Dropping Performance Anxiety and Outcome Dependence A huge – although unintended consequence – of taking things too seriously and not letting yourself have fun is that you begin to define yourself based on your performance. What’s counterintuitive about this is that, the more you define yourself based on your performance, the worse you’ll perform. You will actually end up resisting doing well if you put too much pressure on yourself. This is why being ‘cool’ about your work as a whole is a very useful skill to have. While your performance and competence at your job is a very important thing, realize there’s nothing that you can do to do your best besides actively creating the conditions to be your best. By this I mean that, if you want to do your best at work, you should get enough sleep, eat well, and feel relaxed enough for you to perform your best. From there, just showing up is all it takes to perform your best; trying too hard often makes you make more mistakes, not less. Those who are anxious, tense, and lack energy don’t do well – and focusing on their performance or the outcome of their actions makes things worse.
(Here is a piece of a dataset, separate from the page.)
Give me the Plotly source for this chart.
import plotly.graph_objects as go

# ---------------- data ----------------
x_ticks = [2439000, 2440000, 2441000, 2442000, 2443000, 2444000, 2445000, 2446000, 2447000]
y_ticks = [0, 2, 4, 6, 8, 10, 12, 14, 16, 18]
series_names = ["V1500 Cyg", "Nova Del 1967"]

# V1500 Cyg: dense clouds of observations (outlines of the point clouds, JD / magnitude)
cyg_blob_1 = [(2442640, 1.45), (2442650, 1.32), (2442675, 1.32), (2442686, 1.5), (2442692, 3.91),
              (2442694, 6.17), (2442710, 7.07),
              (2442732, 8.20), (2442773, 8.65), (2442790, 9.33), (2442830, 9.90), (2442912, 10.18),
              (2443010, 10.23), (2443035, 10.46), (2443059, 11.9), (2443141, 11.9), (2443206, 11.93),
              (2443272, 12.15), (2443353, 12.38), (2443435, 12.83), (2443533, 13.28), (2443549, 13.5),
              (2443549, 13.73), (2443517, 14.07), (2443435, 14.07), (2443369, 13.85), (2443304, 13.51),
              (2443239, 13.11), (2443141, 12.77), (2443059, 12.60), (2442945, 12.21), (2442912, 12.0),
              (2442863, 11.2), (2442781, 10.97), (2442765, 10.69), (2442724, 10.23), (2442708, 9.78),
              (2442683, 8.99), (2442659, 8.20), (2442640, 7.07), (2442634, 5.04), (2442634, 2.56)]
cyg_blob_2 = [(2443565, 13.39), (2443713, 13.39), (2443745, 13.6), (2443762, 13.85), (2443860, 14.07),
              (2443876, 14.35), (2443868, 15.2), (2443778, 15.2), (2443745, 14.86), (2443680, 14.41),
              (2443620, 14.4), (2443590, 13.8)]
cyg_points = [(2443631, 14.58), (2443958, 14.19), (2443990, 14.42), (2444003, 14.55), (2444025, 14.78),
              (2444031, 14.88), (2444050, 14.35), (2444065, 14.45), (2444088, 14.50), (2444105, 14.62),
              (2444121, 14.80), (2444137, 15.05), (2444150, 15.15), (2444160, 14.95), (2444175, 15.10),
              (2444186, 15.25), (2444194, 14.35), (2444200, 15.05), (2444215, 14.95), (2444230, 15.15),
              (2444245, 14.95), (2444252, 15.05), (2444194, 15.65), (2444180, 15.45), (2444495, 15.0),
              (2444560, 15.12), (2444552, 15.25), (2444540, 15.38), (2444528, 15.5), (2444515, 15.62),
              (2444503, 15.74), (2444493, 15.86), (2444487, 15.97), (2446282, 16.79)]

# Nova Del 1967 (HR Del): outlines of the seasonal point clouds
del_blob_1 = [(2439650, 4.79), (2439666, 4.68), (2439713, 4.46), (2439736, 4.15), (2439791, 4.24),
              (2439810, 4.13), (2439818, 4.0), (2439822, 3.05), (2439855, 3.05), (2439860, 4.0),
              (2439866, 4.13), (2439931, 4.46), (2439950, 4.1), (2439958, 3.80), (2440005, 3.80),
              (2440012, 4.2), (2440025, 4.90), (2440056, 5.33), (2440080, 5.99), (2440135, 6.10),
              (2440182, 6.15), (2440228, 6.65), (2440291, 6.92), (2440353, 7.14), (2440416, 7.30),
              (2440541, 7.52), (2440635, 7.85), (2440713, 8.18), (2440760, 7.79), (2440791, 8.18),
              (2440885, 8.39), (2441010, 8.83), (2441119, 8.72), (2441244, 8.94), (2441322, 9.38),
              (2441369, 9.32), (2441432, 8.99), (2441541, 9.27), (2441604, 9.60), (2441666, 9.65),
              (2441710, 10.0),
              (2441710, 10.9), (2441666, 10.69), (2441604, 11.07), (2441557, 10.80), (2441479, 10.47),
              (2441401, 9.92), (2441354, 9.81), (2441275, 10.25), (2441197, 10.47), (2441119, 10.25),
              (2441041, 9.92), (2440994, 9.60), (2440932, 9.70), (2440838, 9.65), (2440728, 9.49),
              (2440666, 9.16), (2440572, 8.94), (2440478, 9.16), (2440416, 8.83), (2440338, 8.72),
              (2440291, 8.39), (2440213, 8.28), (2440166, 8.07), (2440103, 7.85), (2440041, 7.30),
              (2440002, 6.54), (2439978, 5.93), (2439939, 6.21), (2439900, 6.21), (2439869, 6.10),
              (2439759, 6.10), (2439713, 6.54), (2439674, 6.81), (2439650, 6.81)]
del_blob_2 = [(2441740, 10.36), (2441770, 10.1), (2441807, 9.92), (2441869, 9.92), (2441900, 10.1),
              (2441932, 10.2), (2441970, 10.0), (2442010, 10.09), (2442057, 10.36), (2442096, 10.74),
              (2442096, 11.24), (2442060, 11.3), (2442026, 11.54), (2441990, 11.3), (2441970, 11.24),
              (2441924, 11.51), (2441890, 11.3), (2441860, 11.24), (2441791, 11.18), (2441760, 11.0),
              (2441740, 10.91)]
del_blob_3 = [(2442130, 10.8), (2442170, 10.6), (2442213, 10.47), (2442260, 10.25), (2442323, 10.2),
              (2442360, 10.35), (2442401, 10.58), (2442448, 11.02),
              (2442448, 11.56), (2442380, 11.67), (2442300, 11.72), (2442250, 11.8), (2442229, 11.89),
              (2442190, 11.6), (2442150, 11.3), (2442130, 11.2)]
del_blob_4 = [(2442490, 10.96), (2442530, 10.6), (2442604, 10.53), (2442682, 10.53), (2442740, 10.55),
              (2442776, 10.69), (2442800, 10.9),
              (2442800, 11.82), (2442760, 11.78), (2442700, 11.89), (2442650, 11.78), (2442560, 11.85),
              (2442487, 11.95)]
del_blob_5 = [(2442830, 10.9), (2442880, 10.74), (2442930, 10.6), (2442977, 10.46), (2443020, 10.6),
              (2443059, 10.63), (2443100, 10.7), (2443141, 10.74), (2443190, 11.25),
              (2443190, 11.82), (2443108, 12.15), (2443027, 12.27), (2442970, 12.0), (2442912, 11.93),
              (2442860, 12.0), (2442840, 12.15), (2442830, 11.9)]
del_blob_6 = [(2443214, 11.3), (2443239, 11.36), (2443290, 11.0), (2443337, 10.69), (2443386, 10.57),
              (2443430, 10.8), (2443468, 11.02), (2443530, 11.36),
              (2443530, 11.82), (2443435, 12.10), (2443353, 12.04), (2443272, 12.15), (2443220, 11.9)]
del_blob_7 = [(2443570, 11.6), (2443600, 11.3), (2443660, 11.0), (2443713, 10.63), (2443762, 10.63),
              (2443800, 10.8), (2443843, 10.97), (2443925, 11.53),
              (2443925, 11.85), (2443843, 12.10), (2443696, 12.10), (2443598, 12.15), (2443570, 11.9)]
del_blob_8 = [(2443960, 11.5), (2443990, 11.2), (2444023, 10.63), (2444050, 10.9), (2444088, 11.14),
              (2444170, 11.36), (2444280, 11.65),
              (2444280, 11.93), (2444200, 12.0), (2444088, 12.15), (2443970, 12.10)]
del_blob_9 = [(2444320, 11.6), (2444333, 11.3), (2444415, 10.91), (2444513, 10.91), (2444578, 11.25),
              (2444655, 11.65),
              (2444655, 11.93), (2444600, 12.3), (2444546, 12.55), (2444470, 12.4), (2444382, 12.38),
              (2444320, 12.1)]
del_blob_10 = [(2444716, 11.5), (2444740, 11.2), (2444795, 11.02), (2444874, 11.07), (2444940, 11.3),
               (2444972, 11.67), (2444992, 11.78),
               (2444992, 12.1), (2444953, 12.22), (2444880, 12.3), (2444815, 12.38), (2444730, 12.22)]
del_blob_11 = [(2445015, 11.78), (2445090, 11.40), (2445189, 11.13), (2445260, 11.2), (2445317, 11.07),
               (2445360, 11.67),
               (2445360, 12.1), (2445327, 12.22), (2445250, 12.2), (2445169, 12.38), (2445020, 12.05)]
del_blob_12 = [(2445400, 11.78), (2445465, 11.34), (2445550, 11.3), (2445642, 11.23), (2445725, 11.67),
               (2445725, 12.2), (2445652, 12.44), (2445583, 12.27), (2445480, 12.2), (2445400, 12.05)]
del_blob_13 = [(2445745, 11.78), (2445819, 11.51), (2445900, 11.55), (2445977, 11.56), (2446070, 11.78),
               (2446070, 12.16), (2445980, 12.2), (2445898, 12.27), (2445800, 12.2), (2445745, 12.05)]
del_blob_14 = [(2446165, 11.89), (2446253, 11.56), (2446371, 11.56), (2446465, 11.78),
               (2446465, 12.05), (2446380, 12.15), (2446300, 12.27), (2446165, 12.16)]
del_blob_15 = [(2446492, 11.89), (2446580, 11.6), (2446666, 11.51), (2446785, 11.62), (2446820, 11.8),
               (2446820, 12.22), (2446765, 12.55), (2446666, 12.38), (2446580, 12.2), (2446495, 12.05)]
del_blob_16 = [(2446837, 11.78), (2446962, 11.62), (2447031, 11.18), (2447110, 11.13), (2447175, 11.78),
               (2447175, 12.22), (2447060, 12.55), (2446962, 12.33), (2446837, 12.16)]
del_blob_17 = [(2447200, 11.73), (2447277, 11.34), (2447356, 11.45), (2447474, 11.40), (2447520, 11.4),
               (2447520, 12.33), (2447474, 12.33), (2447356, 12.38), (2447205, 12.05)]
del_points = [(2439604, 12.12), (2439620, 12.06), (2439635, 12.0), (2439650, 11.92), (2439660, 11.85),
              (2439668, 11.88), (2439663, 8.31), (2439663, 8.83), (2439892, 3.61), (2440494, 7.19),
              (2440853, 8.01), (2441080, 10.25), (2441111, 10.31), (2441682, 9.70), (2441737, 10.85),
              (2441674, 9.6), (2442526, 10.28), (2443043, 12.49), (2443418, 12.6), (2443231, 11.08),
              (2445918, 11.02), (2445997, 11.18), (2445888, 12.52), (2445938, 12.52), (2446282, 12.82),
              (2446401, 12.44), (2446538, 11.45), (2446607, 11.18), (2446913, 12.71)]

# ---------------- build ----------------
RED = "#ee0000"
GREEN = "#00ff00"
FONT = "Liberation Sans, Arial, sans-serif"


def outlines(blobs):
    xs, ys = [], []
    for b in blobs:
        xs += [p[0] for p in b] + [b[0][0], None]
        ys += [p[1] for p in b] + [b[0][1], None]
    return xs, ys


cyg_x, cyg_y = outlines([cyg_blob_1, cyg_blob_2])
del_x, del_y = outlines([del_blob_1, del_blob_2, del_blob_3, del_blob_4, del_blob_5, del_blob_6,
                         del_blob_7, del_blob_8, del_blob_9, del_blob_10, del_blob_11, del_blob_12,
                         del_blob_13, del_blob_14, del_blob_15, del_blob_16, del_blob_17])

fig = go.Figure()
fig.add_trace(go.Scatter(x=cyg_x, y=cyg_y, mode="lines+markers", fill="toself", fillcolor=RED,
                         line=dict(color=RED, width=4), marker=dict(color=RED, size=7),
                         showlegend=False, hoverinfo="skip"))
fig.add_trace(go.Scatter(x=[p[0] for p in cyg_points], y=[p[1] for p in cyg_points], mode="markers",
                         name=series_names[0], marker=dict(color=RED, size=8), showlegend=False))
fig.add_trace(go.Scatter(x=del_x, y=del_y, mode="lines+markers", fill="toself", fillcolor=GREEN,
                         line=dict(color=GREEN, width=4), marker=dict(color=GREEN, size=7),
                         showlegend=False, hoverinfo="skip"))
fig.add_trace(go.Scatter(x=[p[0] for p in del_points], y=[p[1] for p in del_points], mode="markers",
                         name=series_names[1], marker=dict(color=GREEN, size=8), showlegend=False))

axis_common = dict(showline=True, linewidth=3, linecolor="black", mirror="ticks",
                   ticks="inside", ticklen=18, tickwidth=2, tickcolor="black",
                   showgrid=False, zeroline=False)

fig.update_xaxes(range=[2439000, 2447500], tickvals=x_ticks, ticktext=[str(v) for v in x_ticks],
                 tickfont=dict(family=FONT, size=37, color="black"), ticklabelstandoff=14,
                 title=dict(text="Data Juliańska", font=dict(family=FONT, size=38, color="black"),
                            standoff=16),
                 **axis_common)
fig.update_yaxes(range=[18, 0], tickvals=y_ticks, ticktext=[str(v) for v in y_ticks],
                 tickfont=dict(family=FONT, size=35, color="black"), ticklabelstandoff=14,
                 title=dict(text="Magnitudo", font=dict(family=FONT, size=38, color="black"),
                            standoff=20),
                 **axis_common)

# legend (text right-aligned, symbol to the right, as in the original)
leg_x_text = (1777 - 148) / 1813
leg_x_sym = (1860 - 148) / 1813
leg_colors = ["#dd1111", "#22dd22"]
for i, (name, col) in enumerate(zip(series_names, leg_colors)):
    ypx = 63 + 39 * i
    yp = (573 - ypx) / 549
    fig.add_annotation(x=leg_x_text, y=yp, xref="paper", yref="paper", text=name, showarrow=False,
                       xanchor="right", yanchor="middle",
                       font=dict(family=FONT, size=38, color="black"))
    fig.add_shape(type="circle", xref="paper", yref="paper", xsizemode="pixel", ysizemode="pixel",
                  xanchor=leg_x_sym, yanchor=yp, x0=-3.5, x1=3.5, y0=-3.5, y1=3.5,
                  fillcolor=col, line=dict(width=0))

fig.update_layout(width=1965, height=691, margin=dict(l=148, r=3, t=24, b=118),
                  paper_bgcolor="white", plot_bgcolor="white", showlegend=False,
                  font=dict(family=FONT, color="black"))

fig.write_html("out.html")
Similarly, those who have energy and are relaxed find that performing their best is actually easy. Or – perhaps more accurately – they don’t freak out or overreact when they’re not at their best. They’ve let go of outcome dependence and the idea that things are somehow “wrong” when they’re not performing at their peak. They relax, let things flow, and don’t stress too much. Oftentimes, this approach leads to them actually attaining their best, simply because they aren’t worried about it. Placing too much stress on performing well creates internal resistance that prevents you from performing well. This is why the state of “flow” is so great at explaining peak performance – it notes that the conditions (correct levels of difficulty and reward) are very important to bringing out high performance, and it also shows how relaxation in the moment is crucial.